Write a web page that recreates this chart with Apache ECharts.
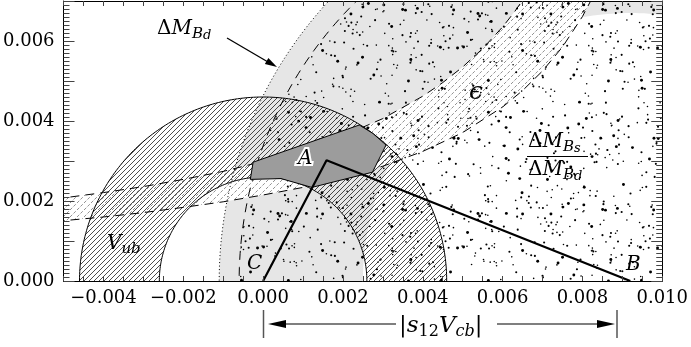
<!DOCTYPE html>
<html>
<head>
<meta charset="utf-8">
<script src="https://cdn.jsdelivr.net/npm/echarts@6/dist/echarts.min.js"></script>
<style>
  html, body { margin: 0; padding: 0; background: #fff; }
  #chart { width: 691px; height: 347px; }
</style>
</head>
<body>
<div id="chart"></div>
<script>
// plot window
const xRange = [-0.005, 0.010];
const yRange = [0, 0.007];

// triangle corners: C -> apex -> B
const triangleX = [0, 0.00159, 0.0092];
const triangleY = [0, 0.00302, 0];

// circle constraints
const pointC = [0, 0];
const pointB = [0.0092, 0];
const vubRadii = [0.0026, 0.0046];      // |Vub| ring round C
const dmdRadii = [0.0067, 0.0103];      // dM_Bd ring round B
const ratioRadius = [0.0098];           // dM_Bs/dM_Bd disk round B

// epsilon band edges
const epsUpperX = [-0.0052, -0.004, -0.003, -0.002, -0.001, 0, 0.001, 0.002, 0.003, 0.004, 0.0045, 0.005, 0.0055, 0.006, 0.0063, 0.00655];
const epsUpperY = [0.00205, 0.00221, 0.00236, 0.00254, 0.00274, 0.00299, 0.00328, 0.00363, 0.00406, 0.00462, 0.00496, 0.00535, 0.00581, 0.00635, 0.00673, 0.00709];
const epsLowerX = [-0.0052, -0.004, -0.003, -0.002, -0.001, 0, 0.001, 0.002, 0.003, 0.004, 0.005, 0.006, 0.0065, 0.007, 0.0075, 0.008, 0.0083];
const epsLowerY = [0.00149, 0.0016, 0.00171, 0.00184, 0.00198, 0.00215, 0.00234, 0.00258, 0.00287, 0.00324, 0.00371, 0.00435, 0.00476, 0.00525, 0.00585, 0.00661, 0.00718];

// allowed region A
const regionAX = [-0.00025, 0.00241, 0.00275, 0.00308, 0.00274, 0.00122, 0.00045, -0.00032];
const regionAY = [0.00297, 0.0039, 0.00369, 0.0034, 0.00272, 0.00234, 0.00256, 0.00254];

const FONT = '"DejaVu Serif", serif';

// ---- fill textures ----
function hatchTile(size, color, width, dash) {
  const c = document.createElement('canvas');
  c.width = c.height = size;
  const g = c.getContext('2d');
  g.strokeStyle = color;
  g.lineWidth = width;
  if (dash) g.setLineDash(dash);
  for (let k = -1; k <= 1; k++) {
    g.beginPath();
    g.moveTo(k * size, size);
    g.lineTo(k * size + size, 0);
    g.stroke();
  }
  return c;
}

function stippleTile(size, count) {
  const c = document.createElement('canvas');
  c.width = c.height = size;
  const g = c.getContext('2d');
  g.fillStyle = '#000';
  let s = 24681;
  const rnd = () => (s = (s * 16807) % 2147483647) / 2147483647;
  for (let i = 0; i < count; i++) {
    const x = rnd() * size, y = rnd() * size, q = rnd();
    const r = q < 0.5 ? 0.8 : (q < 0.85 ? 1.05 : 1.45);
    for (const dx of [-size, 0, size]) {
      for (const dy of [-size, 0, size]) {
        g.beginPath();
        g.arc(x + dx, y + dy, r, 0, Math.PI * 2);
        g.fill();
      }
    }
  }
  return c;
}

const vubHatch = { image: hatchTile(5, '#111', 0.75), repeat: 'repeat' };
const epsHatch = { image: hatchTile(7, '#777', 0.8, [3.2, 1.75]), repeat: 'repeat' };
const stipple = { image: stippleTile(200, 420), repeat: 'repeat' };

// ---- geometry helpers (go through the axes) ----
function circlePts(api, c, r, dir) {
  const pts = [];
  for (let i = 0; i <= 360; i++) {
    const t = dir * i * Math.PI / 180;
    pts.push(api.coord([c[0] + r * Math.cos(t), c[1] + r * Math.sin(t)]));
  }
  return pts;
}
function toPath(pts) {
  return pts.map((p, i) => (i ? 'L' : 'M') + p[0].toFixed(2) + ' ' + p[1].toFixed(2)).join('') + 'Z';
}
function ringPath(api, c, r0, r1) {
  return toPath(circlePts(api, c, r1, 1)) + toPath(circlePts(api, c, r0, -1));
}
function seriesPts(api, xs, ys) {
  return xs.map((x, i) => api.coord([x, ys[i]]));
}

function layer(z, render) {
  return {
    type: 'custom', coordinateSystem: 'cartesian2d', clip: true, silent: true,
    z: z, data: [[0, 0]], renderItem: render
  };
}

const chart = echarts.init(document.getElementById('chart'));

const axisCommon = {
  type: 'value',
  splitLine: { show: false },
  axisLine: { show: true, onZero: false, lineStyle: { color: '#000', width: 1 } },
  z: 50
};
const labelFmt = v => {
  const k = Math.round(v * 1000);
  if (k % 2 !== 0) return '';
  return (k < 0 ? '\u2212' : '') + Math.abs(v).toFixed(3);
};

const rich = {
  u: { fontFamily: FONT, fontSize: 20, lineHeight: 26, color: '#000' },
  i: { fontFamily: FONT, fontSize: 20, fontStyle: 'italic', lineHeight: 26, color: '#000' },
  e: { fontFamily: FONT, fontSize: 25, fontStyle: 'italic', lineHeight: 30, color: '#000' },
  b: { fontFamily: FONT, fontSize: 15, fontStyle: 'italic', lineHeight: 15, verticalAlign: 'bottom', color: '#000' },
  d: { fontFamily: FONT, fontSize: 13, fontStyle: 'italic', lineHeight: 11, verticalAlign: 'bottom', color: '#000' },
  U: { fontFamily: FONT, fontSize: 23, lineHeight: 28, color: '#000' },
  I: { fontFamily: FONT, fontSize: 23, fontStyle: 'italic', lineHeight: 28, color: '#000' },
  n: { fontFamily: FONT, fontSize: 16, lineHeight: 16, verticalAlign: 'bottom', color: '#000' },
  c: { fontFamily: FONT, fontSize: 16, fontStyle: 'italic', lineHeight: 16, verticalAlign: 'bottom', color: '#000' }
};
function label(x, y, text) {
  return {
    type: 'text', x: x, y: y, z: 100, silent: true,
    style: { text: text, rich: rich, align: 'left', verticalAlign: 'middle' }
  };
}
function plain(x, y, text, fill, stroke, lw) {
  return {
    type: 'text', x: x, y: y, z: 100, silent: true,
    style: {
      text: text, font: 'italic 20px ' + FONT, align: 'left', verticalAlign: 'middle',
      fill: fill, stroke: stroke, lineWidth: lw
    }
  };
}
function arrowHead(tip, from, len, half) {
  const dx = tip[0] - from[0], dy = tip[1] - from[1];
  const L = Math.hypot(dx, dy), ux = dx / L, uy = dy / L;
  const bx = tip[0] - ux * len, by = tip[1] - uy * len;
  return {
    type: 'polygon', z: 100, silent: true,
    shape: { points: [tip, [bx - uy * half, by + ux * half], [bx + uy * half, by - ux * half]] },
    style: { fill: '#000' }
  };
}
function seg(x1, y1, x2, y2, color, w) {
  return { type: 'line', z: 100, silent: true, shape: { x1, y1, x2, y2 }, style: { stroke: color, lineWidth: w } };
}

const option = {
  animation: false,
  grid: { left: 61, right: 25, top: 1, bottom: 66 },
  xAxis: [
    Object.assign({}, axisCommon, {
      min: xRange[0], max: xRange[1], interval: 0.001, position: 'bottom',
      axisTick: { show: true, inside: true, length: 5, lineStyle: { color: '#444' } },
      minorTick: { show: true, splitNumber: 2, length: 5, lineStyle: { color: '#444' } },
      axisLabel: { formatter: labelFmt, color: '#000', fontFamily: FONT, fontSize: 18, margin: 8 }
    }),
    Object.assign({}, axisCommon, {
      min: xRange[0], max: xRange[1], interval: 0.001, position: 'top',
      axisTick: { show: true, inside: true, length: 5, lineStyle: { color: '#444' } },
      minorTick: { show: true, splitNumber: 2, length: 5, lineStyle: { color: '#444' } },
      axisLabel: { show: false }
    })
  ],
  yAxis: [
    Object.assign({}, axisCommon, {
      min: yRange[0], max: yRange[1], interval: 0.001, position: 'left',
      axisTick: { show: true, inside: true, length: 11, lineStyle: { color: '#444' } },
      minorTick: { show: true, splitNumber: 10, length: 6, lineStyle: { color: '#444' } },
      axisLabel: { formatter: labelFmt, color: '#000', fontFamily: FONT, fontSize: 18, margin: 9 }
    }),
    Object.assign({}, axisCommon, {
      min: yRange[0], max: yRange[1], interval: 0.001, position: 'right',
      axisTick: { show: true, inside: true, length: 11, lineStyle: { color: '#444' } },
      minorTick: { show: true, splitNumber: 10, length: 6, lineStyle: { color: '#444' } },
      axisLabel: { show: false }
    })
  ],
  series: [
    // dM_Bd ring (light grey)
    layer(1, (p, api) => ({
      type: 'path', shape: { pathData: ringPath(api, pointB, dmdRadii[0], dmdRadii[1]) },
      style: { fill: '#e6e6e6', stroke: null }
    })),
    // epsilon band
    layer(2, (p, api) => {
      const pts = seriesPts(api, epsUpperX, epsUpperY).concat(seriesPts(api, epsLowerX, epsLowerY).reverse());
      return {
        type: 'group', children: [
          { type: 'polygon', shape: { points: pts }, style: { fill: '#fff', stroke: null } },
          { type: 'polygon', shape: { points: pts }, style: { fill: epsHatch, stroke: null } }
        ]
      };
    }),
    // dM_Bs/dM_Bd disk (stippled)
    layer(3, (p, api) => ({
      type: 'path', shape: { pathData: toPath(circlePts(api, pointB, ratioRadius[0], 1)) },
      style: { fill: stipple, stroke: null }
    })),
    // Vub ring (hatched)
    layer(4, (p, api) => ({
      type: 'path', shape: { pathData: ringPath(api, pointC, vubRadii[0], vubRadii[1]) },
      style: { fill: vubHatch, stroke: null }
    })),
    // boundaries
    layer(5, (p, api) => ({
      type: 'group', children: [
        { type: 'path', shape: { pathData: toPath(circlePts(api, pointC, vubRadii[0], 1)) }, style: { fill: 'none', stroke: '#000', lineWidth: 1 } },
        { type: 'path', shape: { pathData: toPath(circlePts(api, pointC, vubRadii[1], 1)) }, style: { fill: 'none', stroke: '#000', lineWidth: 1 } },
        { type: 'path', shape: { pathData: toPath(circlePts(api, pointB, dmdRadii[1], 1)) }, style: { fill: 'none', stroke: '#000', lineWidth: 1, lineDash: [1, 2.5] } },
        { type: 'path', shape: { pathData: toPath(circlePts(api, pointB, ratioRadius[0], 1)) }, style: { fill: 'none', stroke: '#000', lineWidth: 1, lineDash: [9, 7] } },
        { type: 'polyline', shape: { points: seriesPts(api, epsUpperX, epsUpperY) }, style: { fill: 'none', stroke: '#000', lineWidth: 1, lineDash: [9, 6] } },
        { type: 'polyline', shape: { points: seriesPts(api, epsLowerX, epsLowerY) }, style: { fill: 'none', stroke: '#000', lineWidth: 1, lineDash: [9, 6] } }
      ]
    })),
    // region A
    layer(6, (p, api) => ({
      type: 'polygon', shape: { points: seriesPts(api, regionAX, regionAY) },
      style: { fill: '#9c9c9c', stroke: '#000', lineWidth: 1 }
    })),
    // unitarity triangle
    {
      type: 'line', z: 7, silent: true, symbol: 'none', clip: true,
      data: triangleX.map((x, i) => [x, triangleY[i]]),
      lineStyle: { color: '#000', width: 2.2 }
    }
  ],
  graphic: [
    label(157, 29, '{u|Δ}{i|M}{b|B}{d|d}'),
    seg(227, 38, 268, 62, '#000', 1.3),
    arrowHead([277, 67], [227, 38], 12, 3.5),
    label(469, 92, '{e|ϵ}'),
    label(528, 142, '{u|Δ}{i|M}{b|B}{d|s}'),
    seg(527, 156.5, 588, 156.5, '#000', 1),
    label(528, 170, '{u|Δ}{i|M}{b|B}{d|d}'),
    label(107, 244, '{i|V}{b|ub}'),
    plain(298, 159, 'A', '#fff', '#fff', 4),
    plain(298, 159, 'A', '#000', null, 0),
    plain(247, 264, 'C', '#000', null, 0),
    plain(626, 265, 'B', '#000', null, 0),
    seg(263.5, 310, 263.5, 338, '#555', 1.5),
    seg(617, 310, 617, 338, '#555', 1.5),
    seg(275, 324, 396, 324, '#000', 1.2),
    arrowHead([268, 324], [396, 324], 18, 4),
    seg(497, 324, 608, 324, '#000', 1.2),
    arrowHead([615, 324], [497, 324], 18, 4),
    label(399, 326, '{U||}{I|s}{n|12}{I|V}{c|cb}{U||}')
  ]
};

chart.setOption(option);
</script>
</body>
</html>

........

WHAT YOU WILL DO:
Without any pictures, reproduce the lines from the first one in the material through the line that has "const triangleY = [0, 0.00302, 0];", exactly as they appear.

WRITTEN REPLY:
Write a web page that recreates this chart with Apache ECharts.
<!DOCTYPE html>
<html>
<head>
<meta charset="utf-8">
<script src="https://cdn.jsdelivr.net/npm/echarts@6/dist/echarts.min.js"></script>
<style>
  html, body { margin: 0; padding: 0; background: #fff; }
  #chart { width: 691px; height: 347px; }
</style>
</head>
<body>
<div id="chart"></div>
<script>
// plot window
const xRange = [-0.005, 0.010];
const yRange = [0, 0.007];

// triangle corners: C -> apex -> B
const triangleX = [0, 0.00159, 0.0092];
const triangleY = [0, 0.00302, 0];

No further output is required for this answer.